Data lines –
- - - - - - -

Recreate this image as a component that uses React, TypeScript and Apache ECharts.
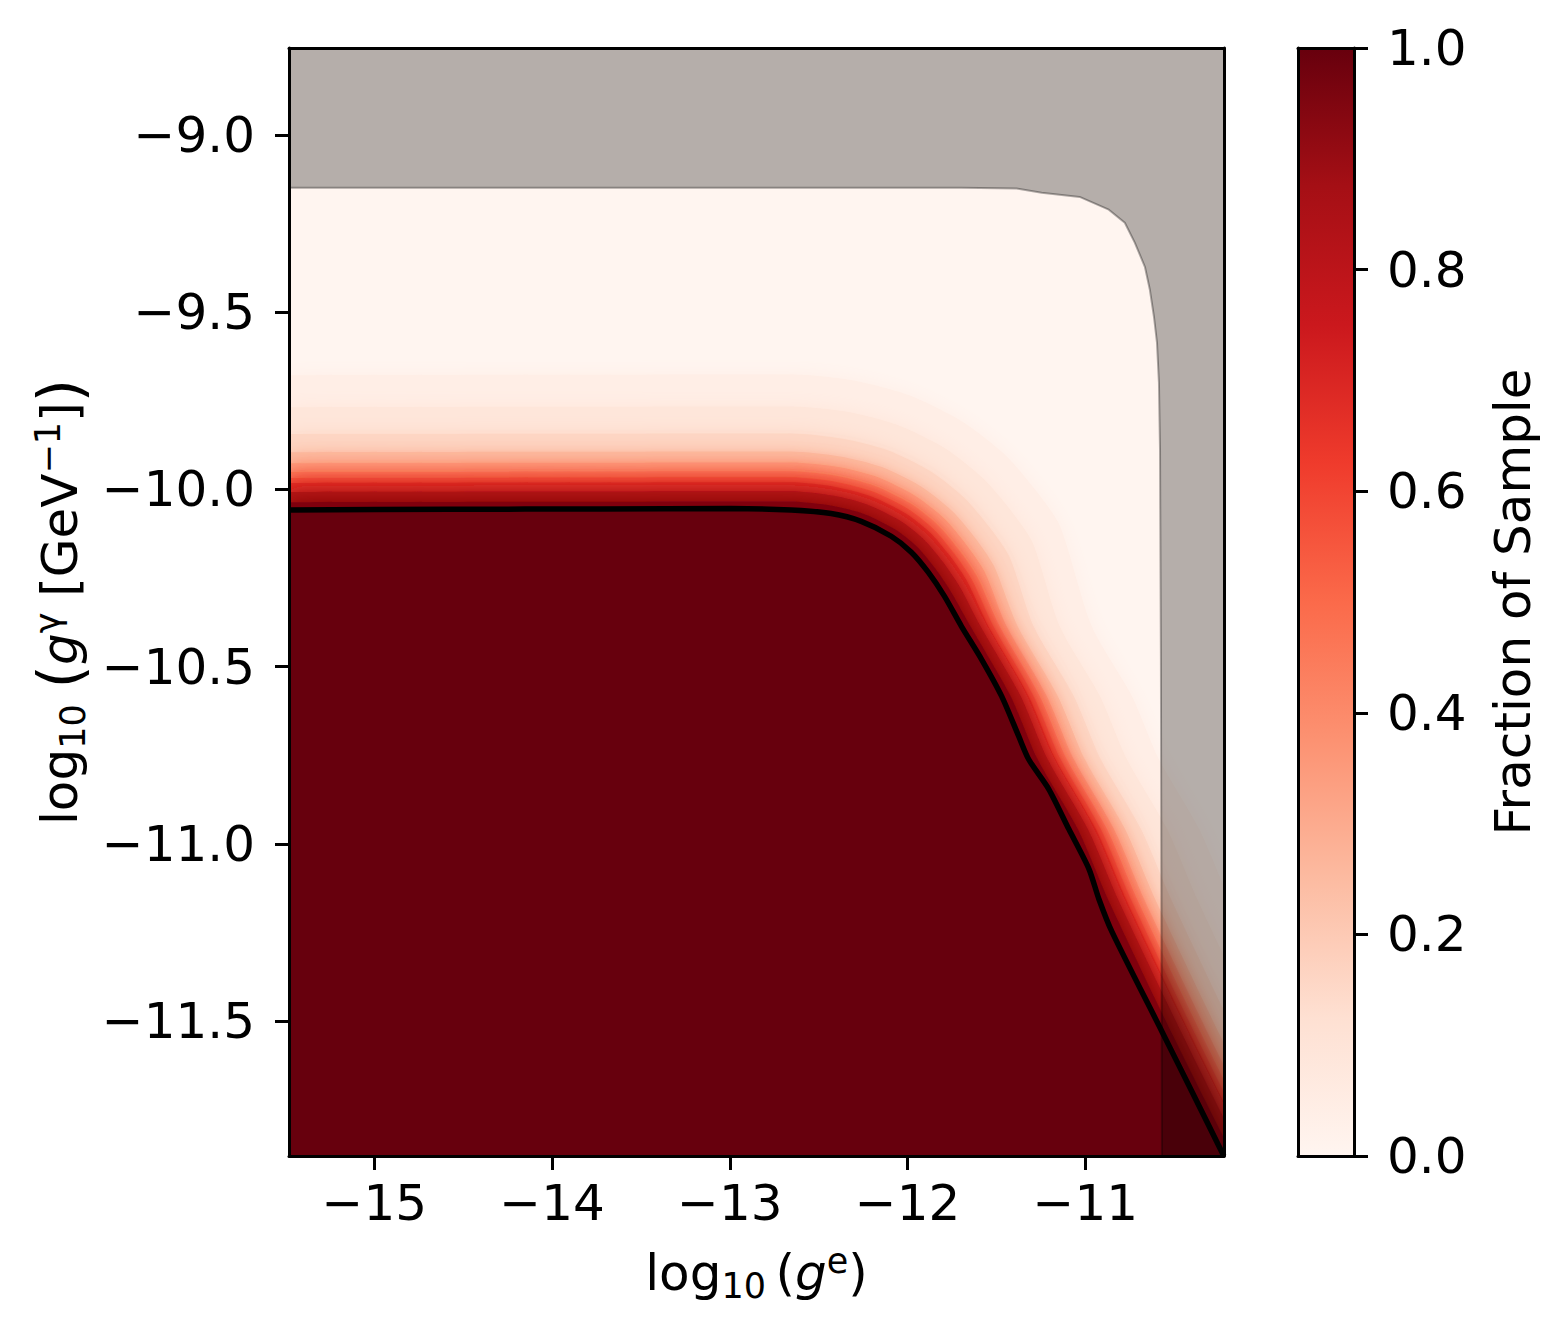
import React, { useEffect, useRef } from "react";
import * as echarts from "echarts";

const FONT = "DejaVu Sans";

// axis ranges and ticks
const X_MIN = -15.48;
const X_MAX = -10.22;
const Y_MIN = -11.88;
const Y_MAX = -8.755;
const xTicks = [-15, -14, -13, -12, -11];
const yTicks = [-11.5, -11.0, -10.5, -10.0, -9.5, -9.0];
const cbTicks = [0, 0.2, 0.4, 0.6, 0.8, 1.0];

// matplotlib "Reds" colour stops
const redsStops = ["#fff5f0", "#fee0d2", "#fcbba1", "#fc9272", "#fb6a4a", "#ef3b2c", "#cb181d", "#a50f15", "#67000d"];

// black contour: edge of the fully-covered region (fraction ~1)
const boundaryContour = [
  [-15.48, -10.058], [-14.573, -10.056], [-13.727, -10.055], [-12.994, -10.054], [-12.655, -10.058],
  [-12.43, -10.068], [-12.261, -10.09], [-12.092, -10.132], [-11.979, -10.177], [-11.883, -10.234],
  [-11.793, -10.301], [-11.697, -10.386], [-11.584, -10.479], [-11.471, -10.583], [-11.375, -10.696],
  [-11.319, -10.761], [-11.206, -10.845], [-11.093, -10.958], [-10.98, -11.07], [-10.924, -11.155],
  [-10.85, -11.248], [-10.568, -11.53], [-10.4, -11.699], [-10.221, -11.88],
];

// fraction contour levels
const levelValues = [0.02, 0.06, 0.12, 0.2, 0.3, 0.4, 0.5, 0.6, 0.75, 0.9];
// fraction of the band lying just below each level contour
const bandValues = [0.04, 0.09, 0.16, 0.25, 0.35, 0.45, 0.55, 0.675, 0.825, 0.95];

const contour002 = [
  [-15.48, -9.678], [-12.655, -9.676], [-12.312, -9.692], [-11.988, -9.735], [-11.691, -9.809], [-11.448, -9.904],
  [-11.274, -10.006], [-11.143, -10.103], [-10.964, -10.386], [-10.738, -10.583], [-10.586, -10.761],
  [-10.36, -10.958], [-10.191, -11.155], [-9.835, -11.53], [-9.488, -11.88],
];
const contour006 = [
  [-15.48, -9.768], [-12.655, -9.766], [-12.34, -9.781], [-12.053, -9.819], [-11.786, -9.885], [-11.574, -9.969],
  [-11.418, -10.06], [-11.297, -10.15], [-11.144, -10.386], [-10.918, -10.583], [-10.766, -10.761],
  [-10.54, -10.958], [-10.371, -11.155], [-10.015, -11.53], [-9.668, -11.88],
];
const contour012 = [
  [-15.48, -9.844], [-12.655, -9.842], [-12.364, -9.857], [-12.108, -9.89], [-11.866, -9.95], [-11.68, -10.024],
  [-11.54, -10.106], [-11.427, -10.19], [-11.291, -10.386], [-11.065, -10.583], [-10.913, -10.761],
  [-10.687, -10.958], [-10.518, -11.155], [-10.162, -11.53], [-9.815, -11.88],
];
const contour020 = [
  [-15.48, -9.895], [-12.655, -9.893], [-12.379, -9.907], [-12.144, -9.937], [-11.92, -9.993], [-11.751, -10.06],
  [-11.621, -10.136], [-11.514, -10.216], [-11.381, -10.386], [-11.155, -10.583], [-11.003, -10.761],
  [-10.777, -10.958], [-10.608, -11.155], [-10.252, -11.53], [-9.905, -11.88],
];
const contour030 = [
  [-15.48, -9.926], [-12.655, -9.924], [-12.389, -9.937], [-12.166, -9.966], [-11.952, -10.02], [-11.794, -10.082],
  [-11.671, -10.155], [-11.567, -10.232], [-11.443, -10.386], [-11.217, -10.583], [-11.065, -10.761],
  [-10.839, -10.958], [-10.67, -11.155], [-10.314, -11.53], [-9.967, -11.88],
];
const contour040 = [
  [-15.48, -9.951], [-12.655, -9.949], [-12.397, -9.962], [-12.184, -9.99], [-11.979, -10.041], [-11.83, -10.1],
  [-11.712, -10.17], [-11.61, -10.245], [-11.483, -10.386], [-11.257, -10.583], [-11.105, -10.761],
  [-10.879, -10.958], [-10.71, -11.155], [-10.354, -11.53], [-10.007, -11.88],
];
const contour050 = [
  [-15.48, -9.968], [-12.655, -9.966], [-12.402, -9.979], [-12.196, -10.006], [-11.997, -10.055], [-11.853, -10.112],
  [-11.739, -10.18], [-11.639, -10.254], [-11.517, -10.386], [-11.291, -10.583], [-11.139, -10.761],
  [-10.913, -10.958], [-10.744, -11.155], [-10.388, -11.53], [-10.041, -11.88],
];
const contour060 = [
  [-15.48, -9.982], [-12.655, -9.98], [-12.406, -9.993], [-12.207, -10.019], [-12.012, -10.067], [-11.873, -10.122],
  [-11.761, -10.188], [-11.663, -10.261], [-11.545, -10.386], [-11.319, -10.583], [-11.167, -10.761],
  [-10.941, -10.958], [-10.772, -11.155], [-10.416, -11.53], [-10.069, -11.88],
];
const contour075 = [
  [-15.48, -10.007], [-12.655, -10.005], [-12.414, -10.018], [-12.225, -10.043], [-12.039, -10.089], [-11.908, -10.141],
  [-11.802, -10.204], [-11.706, -10.275], [-11.59, -10.386], [-11.364, -10.583], [-11.212, -10.761],
  [-10.986, -10.958], [-10.817, -11.155], [-10.461, -11.53], [-10.114, -11.88],
];
const contour090 = [
  [-15.48, -10.036], [-12.655, -10.034], [-12.423, -10.046], [-12.245, -10.069], [-12.068, -10.113], [-11.948, -10.161],
  [-11.847, -10.221], [-11.755, -10.289], [-11.646, -10.386], [-11.42, -10.583], [-11.268, -10.761],
  [-11.042, -10.958], [-10.873, -11.155], [-10.517, -11.53], [-10.168, -11.88],
];
const levelContours = [
  contour002, contour006, contour012, contour020, contour030,
  contour040, contour050, contour060, contour075, contour090,
];

// edge of the excluded (grey) region
const greyBoundary = [
  [-15.48, -9.149], [-11.697, -9.149], [-11.387, -9.151], [-11.246, -9.163], [-11.032, -9.175],
  [-10.868, -9.211], [-10.778, -9.248], [-10.722, -9.304], [-10.665, -9.372], [-10.637, -9.437],
  [-10.614, -9.513], [-10.597, -9.586], [-10.586, -9.699], [-10.58, -9.887], [-10.575, -10.479],
  [-10.569, -11.88],
];

function hexToRgb(h: string) {
  return [parseInt(h.slice(1, 3), 16), parseInt(h.slice(3, 5), 16), parseInt(h.slice(5, 7), 16)];
}
function reds(v: number) {
  const t = Math.max(0, Math.min(1, v)) * 8;
  const i = Math.min(7, Math.floor(t));
  const f = t - i;
  const a = hexToRgb(redsStops[i]);
  const b = hexToRgb(redsStops[i + 1]);
  const c = a.map((av, k) => Math.round(av + (b[k] - av) * f));
  return `rgb(${c[0]},${c[1]},${c[2]})`;
}

const minus = (s: string) => s.replace("-", "\u2212");

const rich = {
  t: { fontSize: 50, fontFamily: FONT, color: "#000", lineHeight: 60, verticalAlign: "middle" },
  sp: { fontSize: 30, fontFamily: FONT, color: "#000", lineHeight: 30, verticalAlign: "middle" },
  it: { fontSize: 50, fontFamily: FONT, fontStyle: "italic", color: "#000", lineHeight: 60, verticalAlign: "middle" },
  par: { fontSize: 60, fontFamily: FONT, color: "#000", lineHeight: 60, verticalAlign: "middle" },
  sub: { fontSize: 35, fontFamily: FONT, color: "#000", lineHeight: 35, padding: [26, 0, 0, 0], verticalAlign: "middle" },
  sup: { fontSize: 35, fontFamily: FONT, color: "#000", lineHeight: 35, padding: [0, 0, 24, 0], verticalAlign: "middle" },
};

function buildOption() {
  const frameLine = { show: true, onZero: false, lineStyle: { color: "#000", width: 3 } };
  const labelStyle = { fontSize: 50, fontFamily: FONT, color: "#000" };

  const bandSeries = levelContours.map((data, i) => ({
    type: "line",
    name: `level ${levelValues[i]}`,
    xAxisIndex: 0,
    yAxisIndex: 0,
    z: 2,
    data,
    symbol: "none",
    showSymbol: false,
    smooth: 0.25,
    silent: true,
    lineStyle: { width: 0, opacity: 0 },
    areaStyle: {
      color: reds(bandValues[i]),
      opacity: 1,
      origin: "start",
      shadowBlur: 18,
      shadowColor: reds(bandValues[i]),
    },
  }));

  const greyPolygon = [[X_MIN, Y_MAX], ...greyBoundary, [X_MAX, Y_MIN], [X_MAX, Y_MAX]];

  return {
    animation: false,
    backgroundColor: "#fff",
    grid: [
      { left: 289, top: 48, width: 935, height: 1108, show: true, backgroundColor: reds(0), borderWidth: 0 },
      { left: 1298, top: 48, width: 56, height: 1108, show: false },
    ],
    xAxis: [
      {
        gridIndex: 0, type: "value", min: X_MIN, max: X_MAX, position: "bottom", z: 10,
        axisLine: frameLine,
        axisTick: { show: true, length: 14, inside: false, customValues: xTicks, lineStyle: { color: "#000", width: 3 } },
        axisLabel: { show: true, customValues: xTicks, margin: 22, formatter: (v: number) => minus(v.toFixed(0)), ...labelStyle },
        splitLine: { show: false },
        name: "{t|log}{sub|10}{sp| }{t|(}{it|g}{sup|e}{t|)}",
        nameLocation: "middle",
        nameGap: 87,
        nameTextStyle: { color: "#000", fontFamily: FONT, rich },
      },
      {
        gridIndex: 1, type: "value", min: 0, max: 1, position: "bottom", z: 10,
        axisLine: frameLine, axisTick: { show: false }, axisLabel: { show: false }, splitLine: { show: false },
      },
      {
        gridIndex: 0, type: "value", min: X_MIN, max: X_MAX, position: "top", z: 10,
        axisLine: frameLine, axisTick: { show: false }, axisLabel: { show: false }, splitLine: { show: false },
      },
      {
        gridIndex: 1, type: "value", min: 0, max: 1, position: "top", z: 10,
        axisLine: frameLine, axisTick: { show: false }, axisLabel: { show: false }, splitLine: { show: false },
      },
    ],
    yAxis: [
      {
        gridIndex: 0, type: "value", min: Y_MIN, max: Y_MAX, position: "left", z: 10,
        axisLine: frameLine,
        axisTick: { show: true, length: 14, inside: false, customValues: yTicks, lineStyle: { color: "#000", width: 3 } },
        axisLabel: { show: true, customValues: yTicks, margin: 34, formatter: (v: number) => minus(v.toFixed(1)), ...labelStyle },
        splitLine: { show: false },
        name: "{t|log}{sub|10}{t| }{par|(}{it|g}{sup|\u03b3}{t| [GeV}{sup|\u22121}{t|]}{par|)}",
        nameLocation: "middle",
        nameRotate: 90,
        nameGap: 193,
        nameTextStyle: { color: "#000", fontFamily: FONT, rich },
      },
      {
        gridIndex: 1, type: "value", min: 0, max: 1, interval: 0.2, position: "right", z: 10,
        axisLine: frameLine,
        axisTick: { show: true, length: 14, inside: false, lineStyle: { color: "#000", width: 3 } },
        axisLabel: { show: true, margin: 33, formatter: (v: number) => v.toFixed(1), ...labelStyle },
        splitLine: { show: false },
        name: "Fraction of Sample",
        nameLocation: "middle",
        nameRotate: 90,
        nameGap: 134,
        nameTextStyle: { fontSize: 50, fontFamily: FONT, color: "#000" },
      },
      {
        gridIndex: 0, type: "value", min: Y_MIN, max: Y_MAX, position: "right", z: 10,
        axisLine: frameLine, axisTick: { show: false }, axisLabel: { show: false }, splitLine: { show: false },
      },
      {
        gridIndex: 1, type: "value", min: 0, max: 1, position: "left", z: 10,
        axisLine: frameLine, axisTick: { show: false }, axisLabel: { show: false }, splitLine: { show: false },
      },
    ],
    series: [
      ...bandSeries,
      {
        type: "line",
        name: "full coverage",
        xAxisIndex: 0,
        yAxisIndex: 0,
        z: 2,
        data: boundaryContour,
        symbol: "none",
        showSymbol: false,
        smooth: 0.25,
        silent: true,
        lineStyle: { width: 0, opacity: 0 },
        areaStyle: { color: reds(1), opacity: 1, origin: "start" },
      },
      {
        type: "line",
        name: "contour",
        xAxisIndex: 0,
        yAxisIndex: 0,
        z: 3,
        data: boundaryContour,
        symbol: "none",
        showSymbol: false,
        smooth: 0.25,
        silent: true,
        lineStyle: { color: "#000", width: 5.5 },
      },
      {
        type: "custom",
        name: "excluded",
        xAxisIndex: 0,
        yAxisIndex: 0,
        z: 4,
        clip: true,
        silent: true,
        data: [[X_MIN, Y_MIN]],
        renderItem: (_params: any, api: any) => ({
          type: "polygon",
          shape: { points: greyPolygon.map((p) => api.coord(p)) },
          style: { fill: "rgba(0,0,0,0.29)" },
        }),
      },
      {
        type: "line",
        name: "excluded edge",
        xAxisIndex: 0,
        yAxisIndex: 0,
        z: 5,
        data: greyBoundary,
        symbol: "none",
        showSymbol: false,
        silent: true,
        lineStyle: { color: "rgba(0,0,0,0.32)", width: 2 },
      },
      {
        type: "custom",
        name: "colorbar",
        xAxisIndex: 1,
        yAxisIndex: 1,
        silent: true,
        data: [[0, 0]],
        renderItem: (_params: any, api: any) => {
          const p0 = api.coord([0, cbTicks[0]]);
          const p1 = api.coord([1, cbTicks[cbTicks.length - 1]]);
          return {
            type: "rect",
            shape: { x: p0[0], y: p1[1], width: p1[0] - p0[0], height: p0[1] - p1[1] },
            style: {
              fill: new echarts.graphic.LinearGradient(
                0, 1, 0, 0,
                redsStops.map((c, i) => ({ offset: i / (redsStops.length - 1), color: c }))
              ),
            },
          };
        },
      },
    ],
  };
}

export default function App() {
  const ref = useRef<HTMLDivElement>(null);
  useEffect(() => {
    if (!ref.current) return;
    const chart = echarts.init(ref.current, undefined, { renderer: "svg" });
    chart.setOption(buildOption() as any);
    return () => chart.dispose();
  }, []);
  return (
    <div
      ref={ref}
      style={{ position: "absolute", left: 0, top: 0, width: 1557, height: 1334, background: "#fff" }}
    />
  );
}
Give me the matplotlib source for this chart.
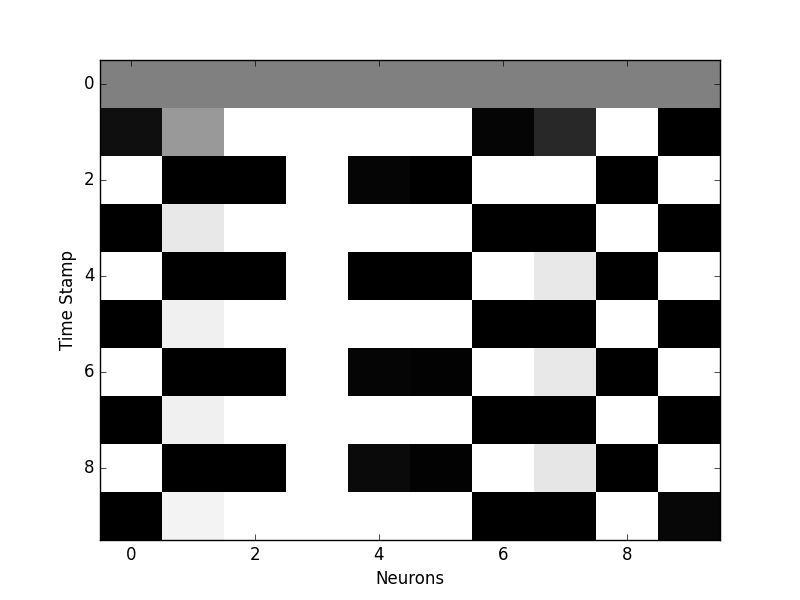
import matplotlib
matplotlib.use('Agg')
import matplotlib.pyplot as plt
import numpy as np

plt.style.use('classic')

# activaciones por paso de tiempo (filas) y neurona (columnas)
row0 = [0.5, 0.5, 0.5, 0.5, 0.5, 0.5, 0.5, 0.5, 0.5, 0.5]
row1 = [0.06, 0.6, 1, 1, 1, 1, 0.02, 0.16, 1, 0]
row2 = [1, 0, 0, 1, 0.02, 0, 1, 1, 0, 1]
row3 = [0, 0.91, 1, 1, 1, 1, 0, 0, 1, 0]
row4 = [1, 0, 0, 1, 0, 0, 1, 0.91, 0, 1]
row5 = [0, 0.94, 1, 1, 1, 1, 0, 0, 1, 0]
row6 = [1, 0, 0, 1, 0.02, 0.01, 1, 0.91, 0, 1]
row7 = [0, 0.94, 1, 1, 1, 1, 0, 0, 1, 0]
row8 = [1, 0, 0, 1, 0.04, 0.01, 1, 0.9, 0, 1]
row9 = [0, 0.95, 1, 1, 1, 1, 0, 0, 1, 0.03]

datos = np.array([row0, row1, row2, row3, row4, row5, row6, row7, row8, row9])

fig = plt.figure(figsize=(8, 6), dpi=100)
ax = fig.add_subplot(111)
ax.imshow(datos, cmap='gray', interpolation='nearest', aspect='auto', vmin=0, vmax=1)
ax.set_xlabel('Neurons')
ax.set_ylabel('Time Stamp')

fig.savefig('out.png', dpi=100)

- - - - - - -

Please give again the entries word for word, starting at the first line and ending with the line that contains "0.675, 0.825, 0.95];"; include both of those lines but none of the pictures.

Result –
Recreate this image as a component that uses React, TypeScript and Apache ECharts.
import React, { useEffect, useRef } from "react";
import * as echarts from "echarts";

const FONT = "DejaVu Sans";

// axis ranges and ticks
const X_MIN = -15.48;
const X_MAX = -10.22;
const Y_MIN = -11.88;
const Y_MAX = -8.755;
const xTicks = [-15, -14, -13, -12, -11];
const yTicks = [-11.5, -11.0, -10.5, -10.0, -9.5, -9.0];
const cbTicks = [0, 0.2, 0.4, 0.6, 0.8, 1.0];

// matplotlib "Reds" colour stops
const redsStops = ["#fff5f0", "#fee0d2", "#fcbba1", "#fc9272", "#fb6a4a", "#ef3b2c", "#cb181d", "#a50f15", "#67000d"];

// black contour: edge of the fully-covered region (fraction ~1)
const boundaryContour = [
  [-15.48, -10.058], [-14.573, -10.056], [-13.727, -10.055], [-12.994, -10.054], [-12.655, -10.058],
  [-12.43, -10.068], [-12.261, -10.09], [-12.092, -10.132], [-11.979, -10.177], [-11.883, -10.234],
  [-11.793, -10.301], [-11.697, -10.386], [-11.584, -10.479], [-11.471, -10.583], [-11.375, -10.696],
  [-11.319, -10.761], [-11.206, -10.845], [-11.093, -10.958], [-10.98, -11.07], [-10.924, -11.155],
  [-10.85, -11.248], [-10.568, -11.53], [-10.4, -11.699], [-10.221, -11.88],
];

// fraction contour levels
const levelValues = [0.02, 0.06, 0.12, 0.2, 0.3, 0.4, 0.5, 0.6, 0.75, 0.9];
// fraction of the band lying just below each level contour
const bandValues = [0.04, 0.09, 0.16, 0.25, 0.35, 0.45, 0.55, 0.675, 0.825, 0.95];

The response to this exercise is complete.